In the last four months, the Ombudsman's office has received more than 200 individually written emails complaining about NPR's Paul coverage — more emails than all the complaints combined about NPR coverage of all other Republican and Democratic presidential candidates.
Corey Salomon of San Antonio, Texas has listened to NPR for 10 years. "I'm 22 now and I am very ashamed of the way NPR has handled the coverage of this year's presidential election," said Salomon in an email. "A second place finish for the Republican nomination in Nevada should be enough for you to see that Dr. Paul is a very viable candidate that is worthy of as much coverage as you have given to the other candidates."
An example of what Salomon means was Weekend Edition Sunday coverage of the Jan. 19 Nevada caucuses. Reporter Ina Jaffe devoted one line to Paul in a four-minute story. NPR tried to get Paul on air after Nevada but he couldn't do it. His staff offered him for the next day, but by then the story had moved on.
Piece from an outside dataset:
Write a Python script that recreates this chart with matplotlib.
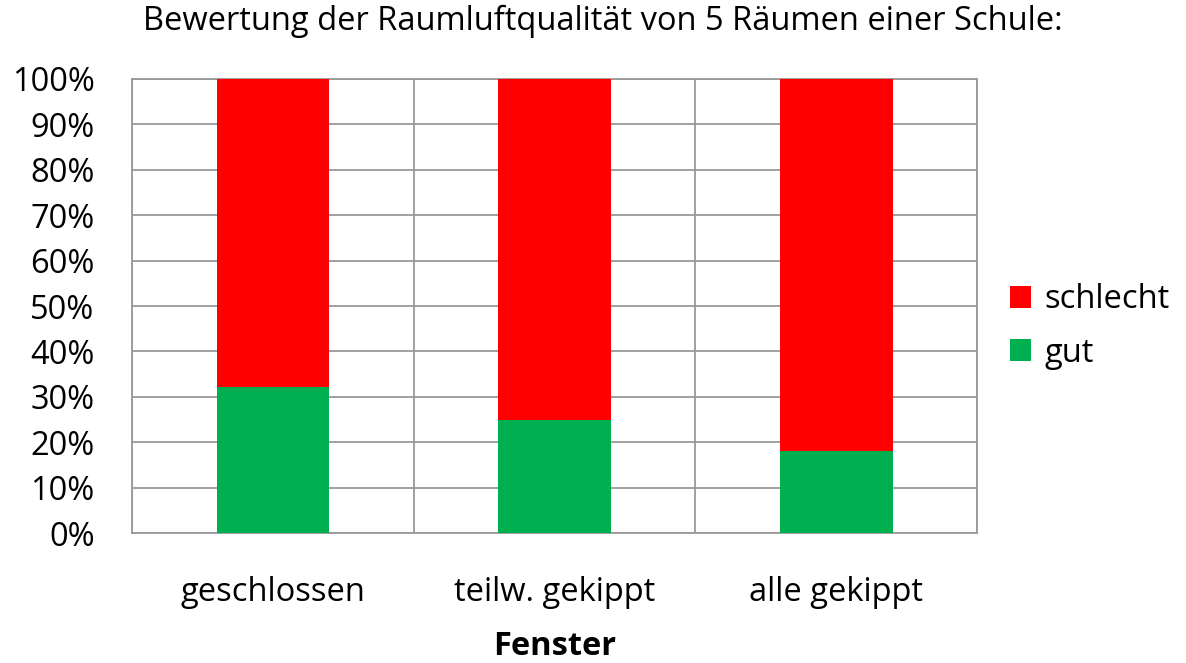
import matplotlib.pyplot as plt
import numpy as np

plt.rcParams['font.family'] = ['Open Sans', 'DejaVu Sans']

categories = ['geschlossen', 'teilw. gekippt', 'alle gekippt']
gut = [32.2, 25.0, 18.1]
schlecht = [100 - g for g in gut]
yticks = list(range(0, 101, 10))

fs = 23.5

fig = plt.figure(figsize=(11.86, 6.63), dpi=100)
ax = fig.add_axes([0.1113, 0.1956, 0.7125, 0.6857])

x = np.arange(len(categories))
b_gut = ax.bar(x, gut, width=0.4, color='#00B050', label='gut', zorder=3)
b_schlecht = ax.bar(x, schlecht, width=0.4, bottom=gut, color='#FF0000',
                    label='schlecht', zorder=3)

ax.set_xlim(-0.5, len(categories) - 0.5)
ax.set_ylim(0, 100)
ax.set_yticks(yticks)
ax.set_yticklabels([f'{t}%' for t in yticks], fontsize=fs)
ax.set_xticks(x)
ax.set_xticklabels(categories, fontsize=fs)
ax.tick_params(axis='both', length=0)
ax.tick_params(axis='y', pad=27)
ax.tick_params(axis='x', pad=31)

# vertical separators between categories
ax.set_xticks(np.arange(len(categories) + 1) - 0.5, minor=True)
ax.grid(True, which='minor', axis='x', color='#999999', linewidth=1.3, zorder=0)
ax.grid(True, which='major', axis='y', color='#999999', linewidth=1.3, zorder=0)
ax.tick_params(which='minor', length=0)
for s in ax.spines.values():
    s.set_color('#999999')
    s.set_linewidth(1.3)

ax.set_xlabel('Fenster', fontsize=fs, fontweight='bold', labelpad=15)

# title is centred on the whole chart, not the plot area
fig.text(0.508, 0.967, 'Bewertung der Raumluftqualität von 5 Räumen einer Schule:',
         fontsize=fs, ha='center', va='center')

ax.legend(handles=[b_schlecht, b_gut], loc='center left',
          bbox_to_anchor=(1.012, 0.455), frameon=False, fontsize=fs,
          handlelength=0.65, handleheight=0.65, handletextpad=0.4,
          labelspacing=0.62, borderpad=0.2)

fig.savefig('out.png', dpi=100)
While NPR has included Paul in wide-ranging election stories, the last time he appeared on air (aside from NPR running the Republican debates) was in a seven-minute interview in July 2007 with All Things Considered's (ATC) host Robert Siegel.
"Ron Paul has not been absent from NPR's coverage of the presidential campaign to date," said NPR senior Washington editor Ron Elving. "A quick glance at the transcript file for the past six months turns up 160 mentions on air during that period. But there have also been feature pieces on most all NPR shows, including Morning Edition and ATC, looking at his fundraising success, appeal to young voters and intensity of support on the Internet."
Paul has been included in passing far more than he's been featured on NPR. So far, NPR has carried 13 stories on Paul, most on its new show The Bryant Park Project, which is aimed at a younger demographic. Day to Day also ran a segment in January and a follow-up. Before that, the last story primarily on Paul was in December when he won a spot in the political record books by earning more money (over $6 million) on the Internet in one day than any other candidate.
Paul is included on NPR's web site of presidential profiles, along with story links about him.
The first confirmation that Paul's successful fund-raising on the Internet would translate into votes came in the Jan. 3 Iowa caucuses, when he won 10 percent of the vote — ahead of Giuliani.
Kathleen Hall Jamieson, who teaches in the Annenberg School for Communication at the University of Pennsylvania, said after the Iowa caucuses that it was an "injustice" for the media not to give more coverage to Paul.
Paul "gets largely ignored for a very fine 10 percent showing last night, which should have been regarded as remarkable, given where he is placed within the Republican field and how little time he's gotten in the debates," Jamieson told PBS' Bill Moyers.
"But we forget in the press, that people who vote and the people who are governed, are not only Democrats and Republicans. There are libertarians there. There are undecideds there," she continued. "There are people who legitimately say, 'I don't identify with any of this. I'll call myself independent. I don't have a name yet.' "
All media outlets are stretched in covering this year's presidential campaign with multiple candidates, and must make daily decisions on allocating resources. NPR is no exception. Even so, I think the Paul phenomenon of youth and Internet support is worth more than a handful of stories.
"Yes, Paul has raised lots of money and has many dedicated supporters," said Larry Sabato, director of the Center for Politics at the University of Virginia. "That's all good, but even Ron Paul realizes he is not going to be the GOP presidential nominee. There is a happy golden mean of major and minor candidates somewhere. No one ever finds it's to everyone's satisfaction. The good news is that news organizations don't conspire."
NPR's Elving, a seasoned veteran of eight presidential races, said he is prepared to give Paul greater coverage when he is no longer an 'also-ran' in Republican primaries. "When and if he becomes an independent or third party candidate," said Elving, "he may become a far larger factor in the eventual general election outcome. At that point, news coverage will increase appropriately."